====== GIVEN INFORMATION ======

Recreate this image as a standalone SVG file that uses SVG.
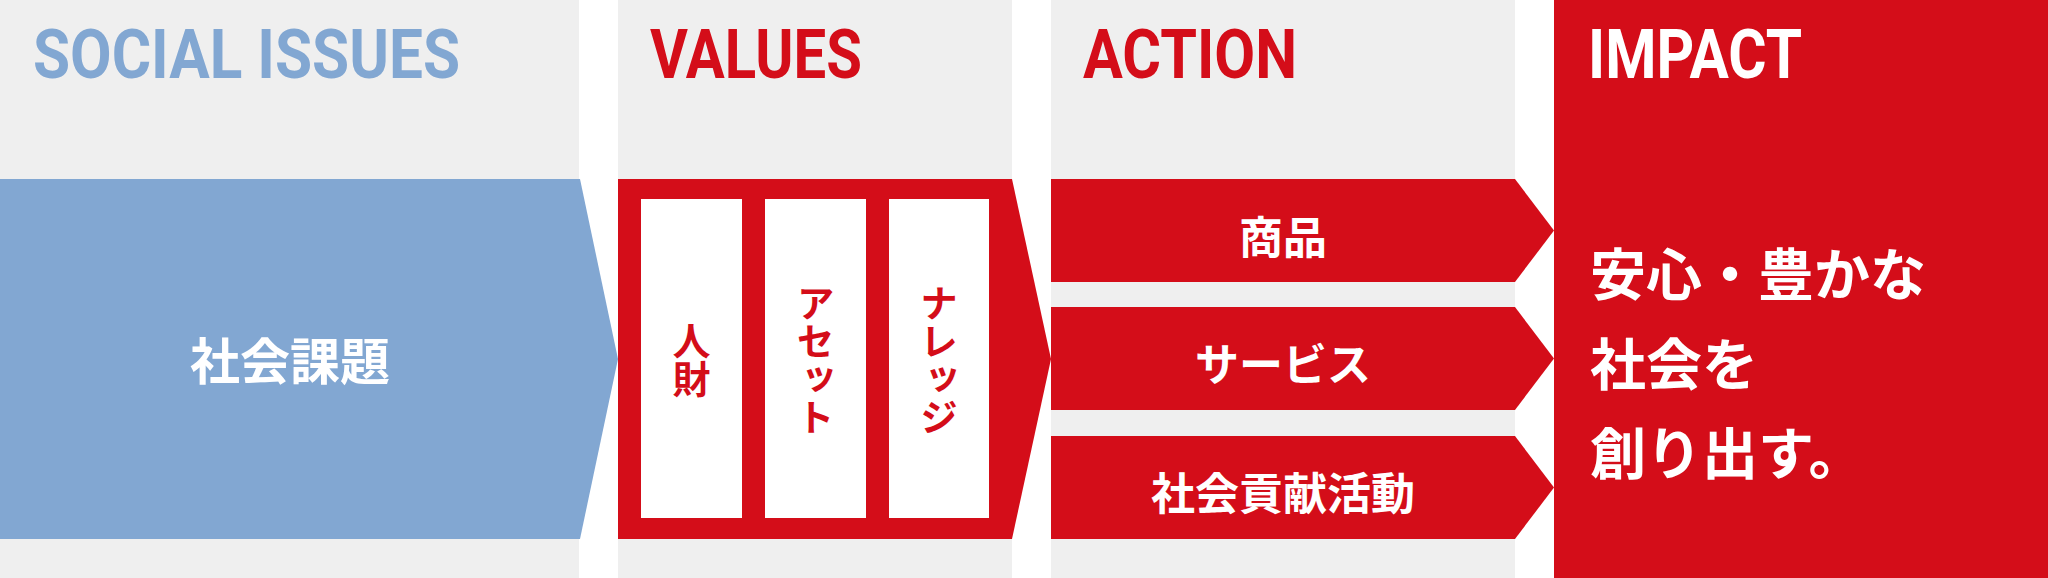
<svg xmlns="http://www.w3.org/2000/svg" width="2048" height="578" viewBox="0 0 2048 578">
<style>
.bg{fill:#efefef}
.red{fill:#d40d19}
.blue{fill:#82a7d2}
.white{fill:#ffffff}
.hd{font-family:Roboto,"Liberation Sans",sans-serif;font-weight:700;font-size:68px}
.jp{font-family:"Noto Sans CJK JP","Noto Sans",sans-serif;font-weight:700}
.vt{font-family:"Noto Sans CJK JP","Noto Sans",sans-serif;font-weight:700;font-size:38px;writing-mode:vertical-rl;fill:#d40d19}
</style>
<rect width="2048" height="578" fill="#ffffff"/>
<g id="social-issues">
<rect class="bg" x="0" y="0" width="579" height="578"/>
<text class="hd" x="33" y="78" fill="#82a7d2" textLength="427" lengthAdjust="spacingAndGlyphs">SOCIAL ISSUES</text>
</g>
<g id="values-col">
<rect class="bg" x="618" y="0" width="394" height="578"/>
<text class="hd" x="650" y="78" fill="#d40d19" textLength="212" lengthAdjust="spacingAndGlyphs">VALUES</text>
</g>
<g id="action-col">
<rect class="bg" x="1051" y="0" width="464" height="578"/>
<text class="hd" x="1083" y="78" fill="#d40d19" textLength="214" lengthAdjust="spacingAndGlyphs">ACTION</text>
</g>
<g id="impact">
<rect class="red" x="1554" y="0" width="494" height="578"/>
<text class="hd" x="1588" y="78" fill="#ffffff" textLength="214" lengthAdjust="spacingAndGlyphs">IMPACT</text>
<text class="jp" font-size="56" fill="#ffffff"><tspan x="1590" y="295">安心・豊かな</tspan><tspan x="1590" y="385">社会を</tspan><tspan x="1590" y="474">創り出す。</tspan></text>
</g>
<g id="connectors">
<g id="social-arrow">
<polygon class="blue" points="0,179 580,179 618,359 580,539 0,539"/>
<text class="jp" font-size="50" fill="#ffffff" x="290" y="380" text-anchor="middle">社会課題</text>
</g>
<g id="values">
<polygon class="red" points="618,179 1012,179 1051,359 1012,539 618,539"/>
<rect class="white" x="641" y="199" width="101" height="319"/>
<rect class="white" x="765" y="199" width="101" height="319"/>
<rect class="white" x="889" y="199" width="100" height="319"/>
<text class="vt" x="691.5" y="360" text-anchor="middle">人財</text>
<text class="vt" x="815.5" y="360" text-anchor="middle">アセット</text>
<text class="vt" x="939" y="360" text-anchor="middle">ナレッジ</text>
</g>
<g id="action-products">
<polygon class="red" points="1051,179 1515,179 1554,230.5 1515,282 1051,282"/>
<text class="jp" font-size="44" fill="#ffffff" x="1283" y="254" text-anchor="middle">商品</text>
</g>
<g id="action-services">
<polygon class="red" points="1051,307 1515,307 1554,358.5 1515,410 1051,410"/>
<text class="jp" font-size="44" fill="#ffffff" x="1283" y="381" text-anchor="middle">サービス</text>
</g>
<g id="action-csr">
<polygon class="red" points="1051,436 1515,436 1554,487.5 1515,539 1051,539"/>
<text class="jp" font-size="44" fill="#ffffff" x="1283" y="510" text-anchor="middle">社会貢献活動</text>
</g>
</g>
</svg>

======

PROMPT. Retype each line of the listing above word for word. Exclude the pictures.

THE RESPONSE.
Recreate this image as a standalone SVG file that uses SVG.
<svg xmlns="http://www.w3.org/2000/svg" width="2048" height="578" viewBox="0 0 2048 578">
<style>
.bg{fill:#efefef}
.red{fill:#d40d19}
.blue{fill:#82a7d2}
.white{fill:#ffffff}
.hd{font-family:Roboto,"Liberation Sans",sans-serif;font-weight:700;font-size:68px}
.jp{font-family:"Noto Sans CJK JP","Noto Sans",sans-serif;font-weight:700}
.vt{font-family:"Noto Sans CJK JP","Noto Sans",sans-serif;font-weight:700;font-size:38px;writing-mode:vertical-rl;fill:#d40d19}
</style>
<rect width="2048" height="578" fill="#ffffff"/>
<g id="social-issues">
<rect class="bg" x="0" y="0" width="579" height="578"/>
<text class="hd" x="33" y="78" fill="#82a7d2" textLength="427" lengthAdjust="spacingAndGlyphs">SOCIAL ISSUES</text>
</g>
<g id="values-col">
<rect class="bg" x="618" y="0" width="394" height="578"/>
<text class="hd" x="650" y="78" fill="#d40d19" textLength="212" lengthAdjust="spacingAndGlyphs">VALUES</text>
</g>
<g id="action-col">
<rect class="bg" x="1051" y="0" width="464" height="578"/>
<text class="hd" x="1083" y="78" fill="#d40d19" textLength="214" lengthAdjust="spacingAndGlyphs">ACTION</text>
</g>
<g id="impact">
<rect class="red" x="1554" y="0" width="494" height="578"/>
<text class="hd" x="1588" y="78" fill="#ffffff" textLength="214" lengthAdjust="spacingAndGlyphs">IMPACT</text>
<text class="jp" font-size="56" fill="#ffffff"><tspan x="1590" y="295">安心・豊かな</tspan><tspan x="1590" y="385">社会を</tspan><tspan x="1590" y="474">創り出す。</tspan></text>
</g>
<g id="connectors">
<g id="social-arrow">
<polygon class="blue" points="0,179 580,179 618,359 580,539 0,539"/>
<text class="jp" font-size="50" fill="#ffffff" x="290" y="380" text-anchor="middle">社会課題</text>
</g>
<g id="values">
<polygon class="red" points="618,179 1012,179 1051,359 1012,539 618,539"/>
<rect class="white" x="641" y="199" width="101" height="319"/>
<rect class="white" x="765" y="199" width="101" height="319"/>
<rect class="white" x="889" y="199" width="100" height="319"/>
<text class="vt" x="691.5" y="360" text-anchor="middle">人財</text>
<text class="vt" x="815.5" y="360" text-anchor="middle">アセット</text>
<text class="vt" x="939" y="360" text-anchor="middle">ナレッジ</text>
</g>
<g id="action-products">
<polygon class="red" points="1051,179 1515,179 1554,230.5 1515,282 1051,282"/>
<text class="jp" font-size="44" fill="#ffffff" x="1283" y="254" text-anchor="middle">商品</text>
</g>
<g id="action-services">
<polygon class="red" points="1051,307 1515,307 1554,358.5 1515,410 1051,410"/>
<text class="jp" font-size="44" fill="#ffffff" x="1283" y="381" text-anchor="middle">サービス</text>
</g>
<g id="action-csr">
<polygon class="red" points="1051,436 1515,436 1554,487.5 1515,539 1051,539"/>
<text class="jp" font-size="44" fill="#ffffff" x="1283" y="510" text-anchor="middle">社会貢献活動</text>
</g>
</g>
</svg>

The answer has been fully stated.